For the validation set (GLCI), we conducted whole-exome sequencing of DNA from tumors and matched normal blood from 85 lung adenocarcinoma patients. Enriched exome libraries were sequenced on the HiSeq 2000 platform (Illumina) to >100X coverage. Alignment, base-quality score recalibration and duplicate-read removal were performed, germline variants were excluded, mutations annotated and indels evaluated as previously described(ref 4, 5, 24). Mutations between clinical groups were compared using the Mann-Whitney test. 用的非参检验,确实突变数不适合参数检验。
Gene Expression Data Analysis (GSEA) and Pathway Analysis
For Gene Set Enrichment Analysis (GSEA)(ref 25), the javaGSEA Desktop Application was downloaded from http://software.broadinstitute.org/gsea/index.jsp. GSEA was used to associate the gene signature with the TP53 or KRAS mutation status (TP53-mut vs. TP53-wt; KRAS-mut vs. KRAS-wt). The genes identified to be on the leading edge of the enrichment profile were subject to pathway analysis. Fold change values were exported for all genes and analyzed with version 2.2.0 of GSEA, using the GseaPreranked module. The normalized enrichment score (NES) is the primary statistic for examining gene set enrichment results The nominal P value estimates the statistical significance of the enrichment score. A gene set with nominal P ≤ 0.05 was considered to be significantly enriched in genes.
免疫组化、Sanger测序跳过。
Statistical Analyses
Statistical analyses were conducted using GraphPad Prism (version 7.01, La Jolla, CA) and SPSS version 22.0 (SPSS, Inc., Chicago, IL). Scatter dot plot and Box and whisker plots indicate median and 95% confidence interal (CI).
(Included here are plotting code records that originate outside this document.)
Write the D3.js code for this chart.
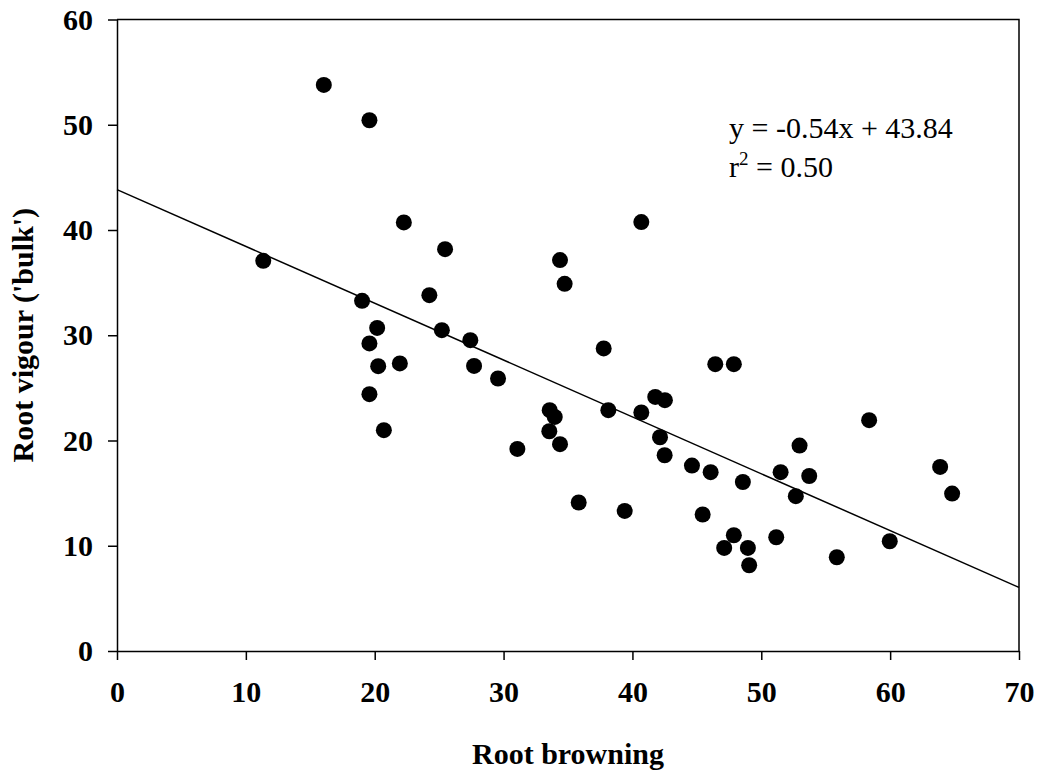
<!DOCTYPE html>
<html>
<head>
<meta charset="utf-8">
<script src="https://cdn.jsdelivr.net/npm/d3@7"></script>
<style>
  body { margin: 0; background: #fff; }
  text { font-family: "Liberation Serif", "Times New Roman", serif; }
</style>
</head>
<body>
<div id="chart"></div>
<script>
// root browning (x) against root vigour (y)
var browning = [16.05, 19.59, 11.35, 19.02, 22.26, 20.19, 19.59, 20.27, 21.95, 19.59,
    20.71, 24.24, 25.46, 25.21, 27.42, 27.71, 29.57, 31.07, 34.38, 34.74,
    33.58, 33.97, 33.55, 34.38, 35.83, 37.77, 38.13, 40.69, 40.69, 41.77,
    42.52, 42.14, 42.50, 39.40, 44.62, 45.45, 46.07, 46.43, 47.87, 48.57,
    47.87, 47.12, 48.96, 49.06, 51.16, 51.50, 52.68, 52.97, 53.72, 55.86,
    58.37, 59.97, 63.88, 64.81];
var vigour = [53.78, 50.43, 37.07, 33.27, 40.72, 30.70, 29.22, 27.06, 27.32, 24.40,
    20.98, 33.81, 38.18, 30.48, 29.53, 27.09, 25.89, 19.20, 37.14, 34.89,
    22.88, 22.24, 20.88, 19.65, 14.11, 28.75, 22.88, 40.75, 22.66, 24.14,
    23.83, 20.31, 18.60, 13.31, 17.62, 12.97, 16.99, 27.25, 27.25, 16.06,
    11.00, 9.79, 9.79, 8.15, 10.81, 16.99, 14.71, 19.52, 16.63, 8.91,
    21.93, 10.43, 17.49, 14.96];
var xTicks = [0, 10, 20, 30, 40, 50, 60, 70];
var yTicks = [0, 10, 20, 30, 40, 50, 60];
var slope = -0.54, intercept = 43.84;

var width = 1041, height = 771;
var margin = {top: 19.5, right: 22, bottom: 120, left: 117};

var svg = d3.select('#chart').append('svg')
    .attr('width', width).attr('height', height);

var x = d3.scaleLinear().domain([0, 70]).range([margin.left, width - margin.right]);
var y = d3.scaleLinear().domain([0, 60]).range([height - margin.bottom, margin.top]);

// frame on top and right
svg.append('path')
    .attr('d', 'M' + x(0) + ',' + y(60) + 'H' + x(70) + 'V' + y(0))
    .attr('fill', 'none').attr('stroke', '#000').attr('stroke-width', 1.5);

var xAxis = svg.append('g')
    .attr('transform', 'translate(0,' + y(0) + ')')
    .call(d3.axisBottom(x).tickValues(xTicks).tickSize(9).tickPadding(21).tickSizeOuter(0));
var yAxis = svg.append('g')
    .attr('transform', 'translate(' + x(0) + ',0)')
    .call(d3.axisLeft(y).tickValues(yTicks).tickSize(9).tickPadding(15).tickSizeOuter(0));

[xAxis, yAxis].forEach(function(a) {
    a.selectAll('path, line').attr('stroke', '#000').attr('stroke-width', 1.5);
    a.selectAll('text')
        .style('font-family', '"Liberation Serif", serif')
        .style('font-size', '30px')
        .style('font-weight', 'bold')
        .attr('fill', '#000');
});

// regression line
svg.append('line')
    .attr('x1', x(0)).attr('y1', y(intercept))
    .attr('x2', x(70)).attr('y2', y(intercept + slope * 70))
    .attr('stroke', '#000').attr('stroke-width', 1.5);

svg.append('g').selectAll('circle')
    .data(d3.range(browning.length))
    .enter().append('circle')
    .attr('cx', function(i) { return x(browning[i]); })
    .attr('cy', function(i) { return y(vigour[i]); })
    .attr('r', 8)
    .attr('fill', '#000');

// equation
var eq = svg.append('text')
    .attr('x', 729).attr('y', 138)
    .style('font-size', '30px')
    .text('y = -0.54x + 43.84');
var r2 = svg.append('text')
    .attr('x', 729).attr('y', 177)
    .style('font-size', '30px');
r2.append('tspan').text('r');
r2.append('tspan').attr('dy', -12).style('font-size', '19px').text('2');
r2.append('tspan').attr('dy', 12).text(' = 0.50');

svg.append('text')
    .attr('x', (x(0) + x(70)) / 2).attr('y', 764)
    .attr('text-anchor', 'middle')
    .style('font-size', '30px').style('font-weight', 'bold')
    .text('Root browning');

svg.append('text')
    .attr('transform', 'translate(33,' + ((y(0) + y(60)) / 2) + ') rotate(-90)')
    .attr('text-anchor', 'middle')
    .style('font-size', '30px').style('font-weight', 'bold')
    .text("Root vigour ('bulk')");
</script>
</body>
</html>
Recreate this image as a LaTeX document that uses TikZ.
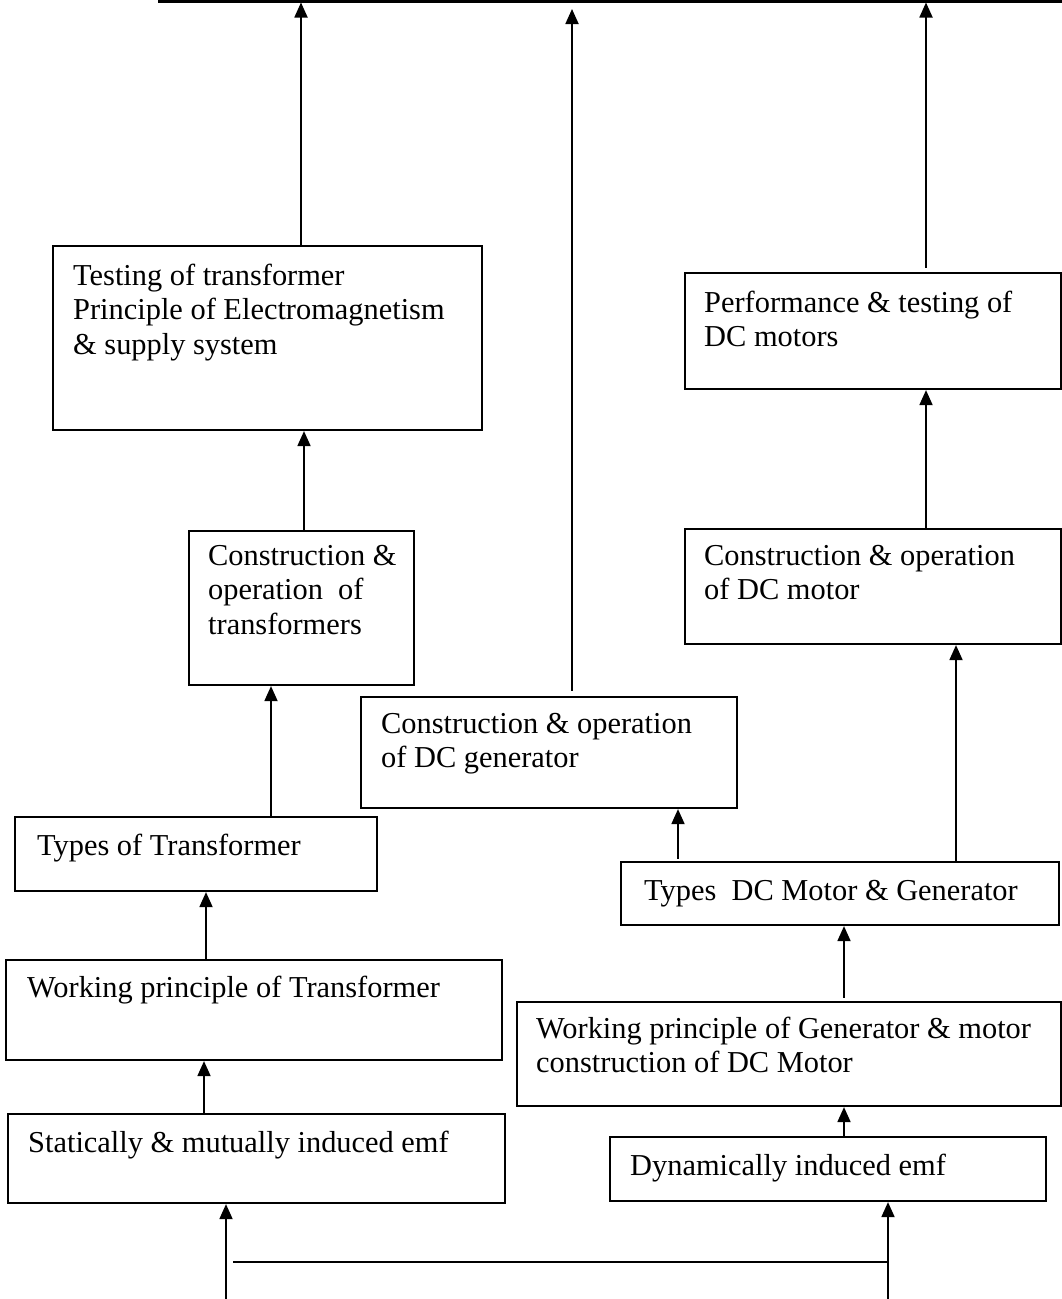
\documentclass[tikz,border=0pt]{standalone}
\usepackage{fontspec}
\setmainfont{Liberation Serif}
\usetikzlibrary{arrows.meta,calc,fit}
\newcommand{\boxlines}[1]{\parbox[t]{600pt}{\raggedright #1}}
\begin{document}
\begin{tikzpicture}[x=1pt,y=-1pt,
  box/.style={draw, line width=2.2pt, rectangle, inner sep=0pt},
  txt/.style={anchor=base west, inner sep=0pt, font=\fontsize{30.4}{34.5}\selectfont},
  arr/.style={line width=1.8pt, -{Triangle[length=15pt,width=13pt]}},
  ln/.style={line width=2.2pt}]
\useasboundingbox (0,0) rectangle (1062,1299);

% boxes
\node[box, fit={(53,246)(482,430)}] (test) {};
\node[txt] (testT) at (73,285) {\boxlines{Testing of transformer\\Principle of Electromagnetism\\\& supply system}};

\node[box, fit={(685,273)(1061,389)}] (perf) {};
\node[txt] (perfT) at (704,312) {\boxlines{Performance \& testing of\\DC motors}};

\node[box, fit={(189,531)(414,685)}] (ctrans) {};
\node[txt] (ctransT) at (208,565) {\boxlines{Construction \&\\operation\ \ of\\transformers}};

\node[box, fit={(685,529)(1061,644)}] (cmot) {};
\node[txt] (cmotT) at (704,565) {\boxlines{Construction \& operation\\of DC motor}};

\node[box, fit={(361,697)(737,808)}] (cgen) {};
\node[txt] (cgenT) at (381,733) {\boxlines{Construction \& operation\\of DC generator}};

\node[box, fit={(621,862)(1059,925)}] (tdc) {};
\node[txt] (tdcT) at (644,900) {\boxlines{Types\ \ DC Motor \& Generator}};

\node[box, fit={(15,817)(377,891)}] (ttrans) {};
\node[txt] (ttransT) at (37,855) {\boxlines{Types of Transformer}};

\node[box, fit={(6,960)(502,1060)}] (wtrans) {};
\node[txt] (wtransT) at (27,997) {\boxlines{Working principle of Transformer}};

\node[box, fit={(517,1002)(1061,1106)}] (wgen) {};
\node[txt] (wgenT) at (536,1038) {\boxlines{Working principle of Generator \& motor\\construction of DC Motor}};

\node[box, fit={(8,1114)(505,1203)}] (stat) {};
\node[txt] (statT) at (28,1152) {\boxlines{Statically \& mutually induced emf}};

\node[box, fit={(610,1137)(1046,1201)}] (dyn) {};
\node[txt] (dynT) at (630,1175) {\boxlines{Dynamically induced emf}};

% top line and arrows into it
\coordinate (tl) at (158,1.2);
\coordinate (tr) at (1062,1.2);
\draw[line width=2.6pt] (tl) -- (tr);
\coordinate (e1) at (301,2.5);
\coordinate (e2) at (572,9);
\coordinate (e3) at (926,2.5);
\draw[arr] (test.north -| e1) -- (e1);
\draw[arr] ($(cgen.north -| e2)+(0,-5)$) -- (e2);
\draw[arr] ($(perf.north -| e3)+(0,-4)$) -- (e3);

% left chain
\coordinate (c1) at (304,0);
\draw[arr] (ctrans.north -| c1) -- (test.south -| c1);
\coordinate (c2) at (271,0);
\draw[arr] (ttrans.north -| c2) -- (ctrans.south -| c2);
\coordinate (c3) at (206,0);
\draw[arr] (wtrans.north -| c3) -- (ttrans.south -| c3);
\coordinate (c4) at (204,0);
\draw[arr] (stat.north -| c4) -- (wtrans.south -| c4);

% right chain
\coordinate (d1) at (844,0);
\draw[arr] (dyn.north -| d1) -- (wgen.south -| d1);
\draw[arr] ($(wgen.north -| d1)+(0,-3)$) -- (tdc.south -| d1);
\coordinate (d2) at (678,0);
\draw[arr] ($(tdc.north -| d2)+(0,-2)$) -- (cgen.south -| d2);
\coordinate (d3) at (956,0);
\draw[arr] (tdc.north -| d3) -- (cmot.south -| d3);
\draw[arr] (cmot.north -| e3) -- (perf.south -| e3);

% bottom inputs
\coordinate (b1) at (226,1299);
\coordinate (b2) at (888,1299);
\draw[arr] (b1) -- (stat.south -| b1);
\draw[arr] (b2) -- (dyn.south -| b2);
\coordinate (h1) at (233,1262);
\draw[ln] (h1) -- (h1 -| b2);
\end{tikzpicture}
\end{document}
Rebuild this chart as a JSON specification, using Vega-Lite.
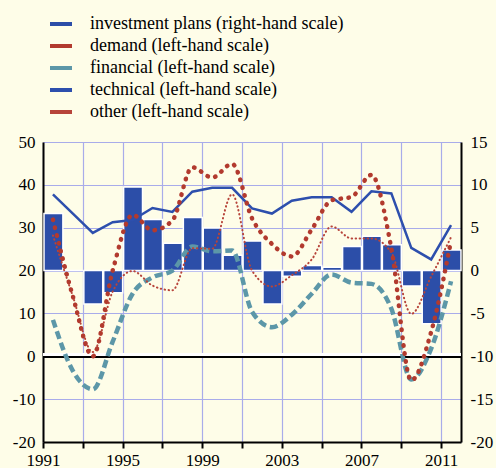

Statistical tests were used to analyze the clinical and genomic data, including the Mann-Whitney U, Chi-square, Fisher’s exact and Kruskal-Wallis. Kaplan-Meier curves analysis of progression free survival (PFS) were compared using the log-rank test. All reported P values are two-tailed, and for all analyses, P≤0.05 is considered statistically significant, unless otherwise specified.